An obvious advantage of this scheme is the bandwidth optimization. If we had used unidirectional P2P LSPs instead of an HSMP LSP, PE1 would have sent three copies of each packet that it had received from the data source and thus congesting the links PE1-P1 and P1-P2.

What sets an HSMP LSP apart from a regular P2MP LSP is the ability in the former to set up a path from the leaves back to the root. P2MP LSPs are unidirectional, so no traffic can flow from the leaf node routers to the ingress head end router along the P2MP LSP. In HSMP LSP, the leaf nodes can also send unidirectional traffic back to the root. This is shown in the figure below.

Because of the mechanisms defined in HSMP LSP, the branch node P2 advertises the same upstream label L1 for a given HSMP LSP to the nodes PE2, PE3 and PE4. It programs its ILM table as shown above, where it simply swaps L1 with L2 for all incoming MPLS packets and sends those towards P1. This way HSMP LSP is also able to provide a path back from the leaf nodes to the root node.

In the last post i had discussed issues that exist in VPLS. Lets see how HSMP LSP can solve them. I am using the same topology as was used there to demonstrate how HSMP LSP helps.

The figure 3 above shows the same VPLS service that we had discussed in the earlier post.

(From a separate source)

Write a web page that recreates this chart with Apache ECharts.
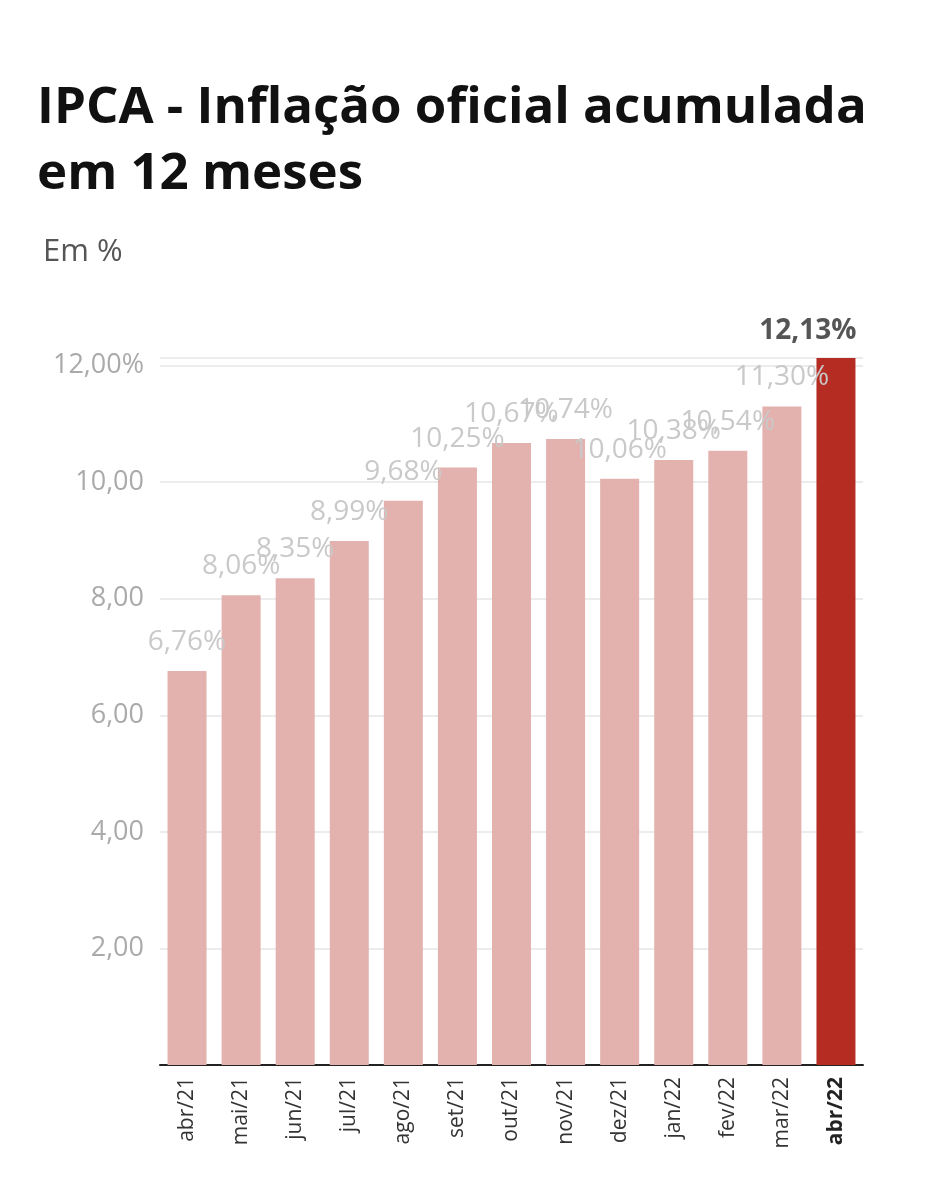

PE1 knows through some out-of-band mechanism (could be via BGP, Radius, manual configs, etc) that PE2, PE3 and PE4 are the egress nodes that belong to the same VPLS domain. PE1 now needs to establish an HSMP LSP (can be trivially extended to support a pseudowire) to PE2, PE3 and PE4. Figure shows 3 HSMP LSPs that will be required in this arrangement. The red HSMP LSP has PE1 as the root node and PE2, PE3 and PE4 as the leaf nodes. The green HSMP LSP has been initiated by PE2 and has PE2 as the root, and PE1, PE3 and PE4 as the leaf nodes. The blue HSMP LSP has been initiated by PE3 and has PE1, PE2 and PE4 as the leaf nodes. There is another HSMP LSP thats required – the one initiated by PE4 for the VPLS service to function. It has been omitted from the figure for the sake of clarity.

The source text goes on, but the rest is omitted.